Fresh herbs is where it is at. A great chef I used to work with once told me that your taste buds are at the height of sensitivity early in the morning. Since I was usually cooking by 5AM I had plenty of chances to get to know these herbs. That said we are going to go through fresh herbs here and forget about that dried stuff.
Lets start with the easiest and cheapest. Parsley. Curly parsley or flat leaf Italian parsley? Don't kid yourself curly is up with those ones out of the bottle. Flat leaf Italian parsley is what you want. If you just get a bunch and take the leaves off and add it to a salad or something that is awesome! You can do a chiffonade as well. You can add that to sauces, roasted vegetables heck just about anything. It adds freshness and depth. You thought I was just going to throw out the word chiffonade and not explain. Basically it means ribbons. With a sharp knife just go through the parsley one time making thin ribbons of it. If you want it smaller then do that the other way. Easy enough? You should use a sharp knife because you want to cut it and not pound it. This herb should be in your fridge all the time. Wrap in a damp paper towel to keep fresh. Next time you make roasted redskin potatoes toss them with some parsley, kosher salt, fresh ground pepper, good olive oil and tell me they aren't the best you ever had.

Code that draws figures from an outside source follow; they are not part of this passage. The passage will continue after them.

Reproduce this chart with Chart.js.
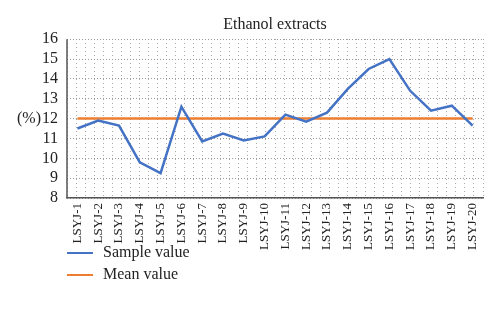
<!DOCTYPE html>
<html>
<head>
<meta charset="utf-8">
<script src="https://cdn.jsdelivr.net/npm/chart.js@4"></script>
<style>
  html, body { margin: 0; padding: 0; background: #fff; }
  #wrap { width: 500px; height: 329px; }
</style>
</head>
<body>
<div id="wrap"><canvas id="chart" width="500" height="329"></canvas></div>
<script>
// data
const categories = ['LSYJ-1', 'LSYJ-2', 'LSYJ-3', 'LSYJ-4', 'LSYJ-5', 'LSYJ-6', 'LSYJ-7', 'LSYJ-8', 'LSYJ-9', 'LSYJ-10',
    'LSYJ-11', 'LSYJ-12', 'LSYJ-13', 'LSYJ-14', 'LSYJ-15', 'LSYJ-16', 'LSYJ-17', 'LSYJ-18', 'LSYJ-19', 'LSYJ-20'];
const sampleValues = [11.5, 11.9, 11.65, 9.8, 9.25, 12.6, 10.85, 11.25, 10.9, 11.1,
    12.2, 11.85, 12.3, 13.5, 14.5, 15.0, 13.4, 12.4, 12.65, 11.65];
const meanValue = 12.0;
const meanValues = categories.map(() => meanValue);
const yTicks = [8, 9, 10, 11, 12, 13, 14, 15, 16];

const serif = "'Liberation Serif', 'DejaVu Serif', serif";
const blue = '#4472C4';
const orange = '#ED7D31';

// solid y axis line, "(%)" unit label, and the stacked legend below the chart
const extras = {
    id: 'extras',
    afterDraw(chart) {
        const ctx = chart.ctx;
        const y = chart.scales.y;
        const area = chart.chartArea;
        ctx.save();
        ctx.strokeStyle = '#555';
        ctx.lineWidth = 1.5;
        ctx.beginPath();
        ctx.moveTo(area.left, area.top);
        ctx.lineTo(area.left, area.bottom);
        ctx.stroke();

        ctx.fillStyle = '#222';
        ctx.font = '16px ' + serif;
        ctx.textAlign = 'center';
        ctx.textBaseline = 'middle';
        ctx.fillText('(%)', 29, y.getPixelForValue(12));

        ctx.textAlign = 'left';
        chart.data.datasets.forEach((ds, i) => {
            const ly = 253 + i * 22;
            ctx.strokeStyle = ds.borderColor;
            ctx.lineWidth = 2;
            ctx.beginPath();
            ctx.moveTo(67, ly);
            ctx.lineTo(93, ly);
            ctx.stroke();
            ctx.fillStyle = '#222';
            ctx.fillText(ds.label, 103, ly);
        });
        ctx.restore();
    }
};

new Chart(document.getElementById('chart'), {
    type: 'line',
    data: {
        labels: categories,
        datasets: [{
            label: 'Sample value',
            data: sampleValues,
            borderColor: blue,
            borderWidth: 2.5,
            pointRadius: 0,
            tension: 0,
            fill: false
        }, {
            label: 'Mean value',
            data: meanValues,
            borderColor: orange,
            borderWidth: 2.5,
            pointRadius: 0,
            tension: 0,
            fill: false
        }]
    },
    options: {
        responsive: false,
        animation: false,
        layout: { padding: { left: 0, right: 17, top: 0, bottom: 75 } },
        plugins: {
            legend: { display: false },
            tooltip: { enabled: false },
            title: {
                display: true,
                text: 'Ethanol extracts',
                fullSize: false,
                color: '#222',
                font: { family: serif, size: 16, weight: 'normal' },
                padding: { top: 15, bottom: 5 }
            }
        },
        scales: {
            x: {
                type: 'category',
                offset: true,
                grid: { display: false, drawTicks: false },
                border: { display: true, color: '#555', width: 1.5 },
                ticks: {
                    color: '#222',
                    font: { family: serif, size: 13 },
                    minRotation: 90,
                    maxRotation: 90,
                    padding: 5,
                    autoSkip: false
                },
                afterFit(scale) { scale.height = 56; }
            },
            x2: {
                type: 'linear',
                position: 'top',
                min: 0,
                max: 46,
                ticks: { display: false, stepSize: 1 },
                grid: { color: '#aaa', lineWidth: 1, drawTicks: false },
                border: { display: false, dash: [1, 3] },
                afterFit(scale) { scale.height = 0; }
            },
            y: {
                min: 8,
                max: 16,
                afterBuildTicks(scale) { scale.ticks = yTicks.map(v => ({ value: v })); },
                grid: { color: '#999', lineWidth: 1, drawTicks: false },
                border: { display: false, dash: [1, 2] },
                ticks: {
                    color: '#222',
                    font: { family: serif, size: 16 },
                    padding: 9,
                    autoSkip: false
                },
                afterFit(scale) { scale.width = 67; }
            }
        }
    },
    plugins: [extras]
});
</script>
</body>
</html>
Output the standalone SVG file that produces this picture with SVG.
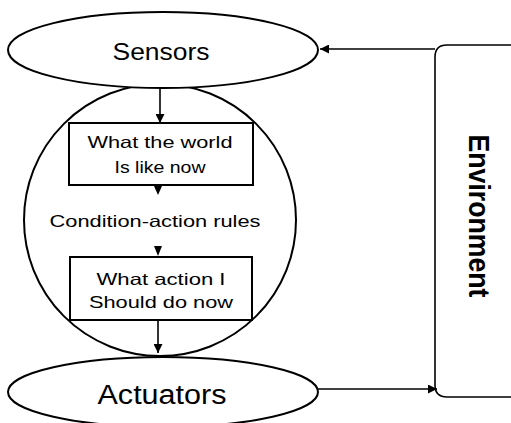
<svg xmlns="http://www.w3.org/2000/svg" width="511" height="423" viewBox="0 0 511 423">
  <style>
    .shape { fill: #ffffff; stroke: #000000; stroke-width: 2; }
    .line { fill: none; stroke: #000000; stroke-width: 1.6; }
    .label { font-family: "Liberation Sans", "DejaVu Sans", sans-serif; fill: #000000; text-anchor: middle; }
    .small { font-size: 16.5px; }
  </style>
  <defs>
    <marker id="arrow" viewBox="0 0 10 10" refX="10" refY="5" markerWidth="9" markerHeight="9" markerUnits="userSpaceOnUse" orient="auto">
      <path d="M0,0 L10,5 L0,10 Z" fill="#000000"/>
    </marker>
  </defs>

  <!-- agent body -->
  <g id="agent">
    <circle class="shape" cx="160" cy="220" r="136"/>
  </g>

  <g id="sensors">
    <ellipse class="shape" cx="163" cy="50" rx="155" ry="38"/>
    <text class="label" x="161" y="60" font-size="24" textLength="97" lengthAdjust="spacingAndGlyphs">Sensors</text>
  </g>

  <g id="actuators">
    <ellipse class="shape" cx="163" cy="392" rx="155" ry="35"/>
    <text class="label" x="162" y="404" font-size="27" textLength="129" lengthAdjust="spacingAndGlyphs">Actuators</text>
  </g>

  <g id="world-state">
    <rect class="shape" x="69" y="123" width="184" height="62"/>
    <text class="label small" x="160" y="148" textLength="145" lengthAdjust="spacingAndGlyphs">What the world</text>
    <text class="label small" x="160" y="173" textLength="91" lengthAdjust="spacingAndGlyphs">Is like now</text>
  </g>

  <g id="rules">
    <text class="label small" x="155" y="227" textLength="211" lengthAdjust="spacingAndGlyphs">Condition-action rules</text>
  </g>

  <g id="action">
    <rect class="shape" x="70" y="257" width="182" height="63"/>
    <text class="label small" x="161" y="285" textLength="129" lengthAdjust="spacingAndGlyphs">What action I</text>
    <text class="label small" x="161" y="308" textLength="144" lengthAdjust="spacingAndGlyphs">Should do now</text>
  </g>

  <g id="environment">
    <path class="line" stroke-width="2" d="M520,45 H447 Q435,45 435,57 V385 Q435,397 447,397 H520"/>
    <text class="label" transform="translate(469,216) rotate(90)" font-size="30" font-weight="bold" textLength="163" lengthAdjust="spacingAndGlyphs">Environment</text>
  </g>

  <!-- connectors -->
  <g id="connectors">
    <line class="line" x1="160" y1="89" x2="160" y2="123" marker-end="url(#arrow)"/>
    <path d="M154,186 L162,186 L158,195 Z" fill="#000000"/>
    <path d="M154,246 L162,246 L158,256 Z" fill="#000000"/>
    <line class="line" x1="158" y1="320" x2="158" y2="353" marker-end="url(#arrow)"/>
    <line class="line" x1="435" y1="49" x2="320" y2="49" marker-end="url(#arrow)"/>
    <line class="line" x1="318" y1="389" x2="437" y2="389" marker-end="url(#arrow)"/>
  </g>
</svg>
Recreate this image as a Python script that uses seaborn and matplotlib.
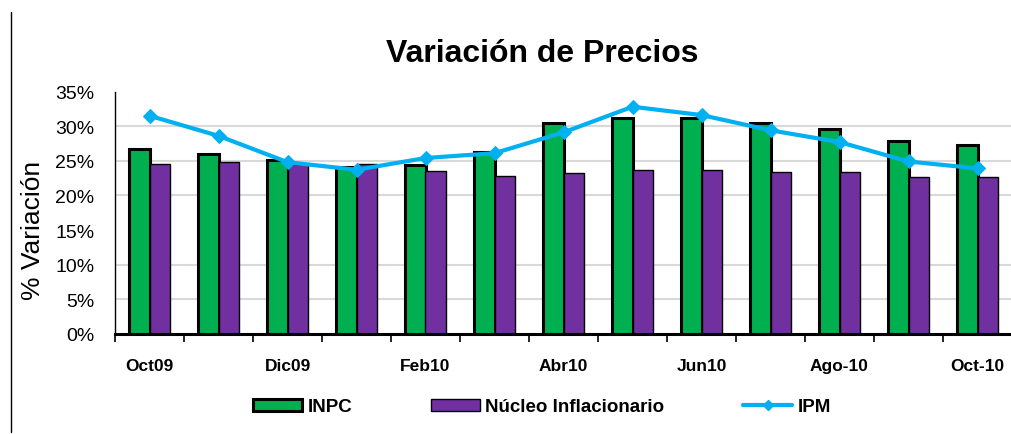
import numpy as np
import pandas as pd
import matplotlib
matplotlib.use("Agg")
import matplotlib.pyplot as plt
import seaborn as sns
from matplotlib.lines import Line2D
from matplotlib.patches import Patch

categories = ["Oct09", "Nov09", "Dic09", "Ene10", "Feb10", "Mar10", "Abr10",
              "May10", "Jun10", "Jul10", "Ago-10", "Sep-10", "Oct-10"]
tick_labels = ["Oct09", "", "Dic09", "", "Feb10", "", "Abr10",
               "", "Jun10", "", "Ago-10", "", "Oct-10"]
inpc = [26.7, 26.0, 25.1, 24.1, 24.4, 26.3, 30.5, 31.2, 31.2, 30.5, 29.6, 27.9, 27.3]
nucleo = [24.6, 24.8, 24.6, 24.6, 23.5, 22.8, 23.3, 23.7, 23.7, 23.4, 23.4, 22.7, 22.6]
ipm = [31.5, 28.6, 24.8, 23.7, 25.4, 26.1, 29.1, 32.8, 31.6, 29.4, 27.7, 24.9, 23.9]
series_names = ["INPC", "Núcleo Inflacionario", "IPM"]
y_ticks = [0, 5, 10, 15, 20, 25, 30, 35]
grid_vals = [5, 10, 20, 25, 30]

GREEN = "#00B050"
PURPLE = "#7030A0"
BLUE = "#00B0F0"

sns.set_theme(style="white")
plt.rcParams["font.family"] = ["Liberation Sans", "DejaVu Sans"]
plt.rcParams["text.color"] = "black"
plt.rcParams["axes.labelcolor"] = "black"
plt.rcParams["xtick.color"] = "black"
plt.rcParams["ytick.color"] = "black"

W, H = 1012, 435
fig = plt.figure(figsize=(W / 100, H / 100), dpi=100)
ax_left, ax_bottom_px, ax_top_px = 115, 335, 92.5
ax = fig.add_axes([ax_left / W, (H - ax_bottom_px) / H,
                   (W - ax_left) / W, (ax_bottom_px - ax_top_px) / H])

df = pd.DataFrame({
    "Mes": categories * 2,
    "Serie": [series_names[0]] * len(categories) + [series_names[1]] * len(categories),
    "Valor": inpc + nucleo,
})
sns.barplot(data=df, x="Mes", y="Valor", hue="Serie", order=categories,
            hue_order=series_names[:2], palette=[GREEN, PURPLE], width=0.58,
            gap=0, saturation=1, edgecolor="black", legend=False, ax=ax, zorder=2)
for p in ax.containers[0]:
    p.set_linewidth(2.2)
for p in ax.containers[1]:
    p.set_linewidth(1.0)

x_pos = np.arange(len(categories))
sns.lineplot(x=x_pos, y=ipm, color=BLUE, linewidth=3, marker="D", markersize=7,
             markeredgecolor=BLUE, ax=ax, zorder=3)

for g in grid_vals:
    ax.axhline(g, color="#d9d9d9", linewidth=1.5, zorder=0.5)

ax.set_ylim(0, 35)
ax.set_xlim(-0.5, -0.5 + (W - ax_left) / 69.3)
ax.set_yticks(y_ticks)
ax.set_yticklabels([f"{v}%" for v in y_ticks], fontsize=14, color="black")
ax.set_yticks([0, 5, 10, 20, 25, 30], minor=True)
ax.tick_params(axis="y", which="major", length=0, pad=15, colors="black")
ax.tick_params(axis="y", which="minor", length=5, width=1, direction="out", color="black", left=True)

ax.set_xticks(x_pos)
ax.set_xticklabels(tick_labels, fontsize=12.5, fontweight="bold", color="black")
ax.set_xticks(np.arange(-0.5, len(categories), 1.0), minor=True)
ax.tick_params(axis="x", which="major", length=0, pad=17, colors="black")
ax.tick_params(axis="x", which="minor", length=6, width=1.2, direction="out", color="black", bottom=True)

ax.set_xlabel("")
ax.set_ylabel("")
ax.grid(False)
for s in ["top", "right"]:
    ax.spines[s].set_visible(False)
ax.spines["left"].set_color("black")
ax.spines["left"].set_linewidth(1)
ax.spines["bottom"].set_color("black")
ax.spines["bottom"].set_linewidth(2.2)

fig.text(542 / W, 1 - 54 / H, "Variación de Precios", fontsize=23,
         fontweight="bold", ha="center", va="center", color="black")
fig.text(33 / W, 1 - 230 / H, "% Variación", fontsize=19, rotation=90,
         ha="center", va="center", color="black")

handles = [
    Patch(facecolor=GREEN, edgecolor="black", linewidth=2.2),
    Patch(facecolor=PURPLE, edgecolor="black", linewidth=1.0),
    Line2D([0], [0], color=BLUE, linewidth=3, marker="D", markersize=5),
]
leg = fig.legend(handles, series_names, loc="center", bbox_to_anchor=(542 / W, 1 - 408 / H),
                 ncol=3, frameon=False, prop={"size": 13.5, "weight": "bold"},
                 handlelength=2.6, handleheight=0.6, handletextpad=0.3, columnspacing=4.2)
for t in leg.get_texts():
    t.set_color("black")

fig.add_artist(Line2D([11 / W, 11 / W], [1 - 433 / H, 1 - 13 / H], color="black",
                      linewidth=1, transform=fig.transFigure))

fig.savefig("out.png", dpi=100, facecolor="white")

Next up is basil. This might continue to be my favorite. It is just so good. It gives a little bitterness, a little bite, and again freshness. It goes great with parsley to make an herb rub with butter to put on chicken for the grill. We make homemade pizzas with fresh mozz and homegrown tomatoes and top it with basically a salad of basil. You can also add it to a salad for a little something extra. One thing to keep in mind is that basil is not a fan of heat. So when you add it to a sauce or something put it in at the end. To prepare basil stack the leaves, then roll them and then slice. It will make little ribbons and bang you have a chiffonade of basil. Delicious. Basil the sky is the limit. It really likes tomatoes, olive oil, fresh ground pepper, lemon, and is actually pretty tasty on some sorbets.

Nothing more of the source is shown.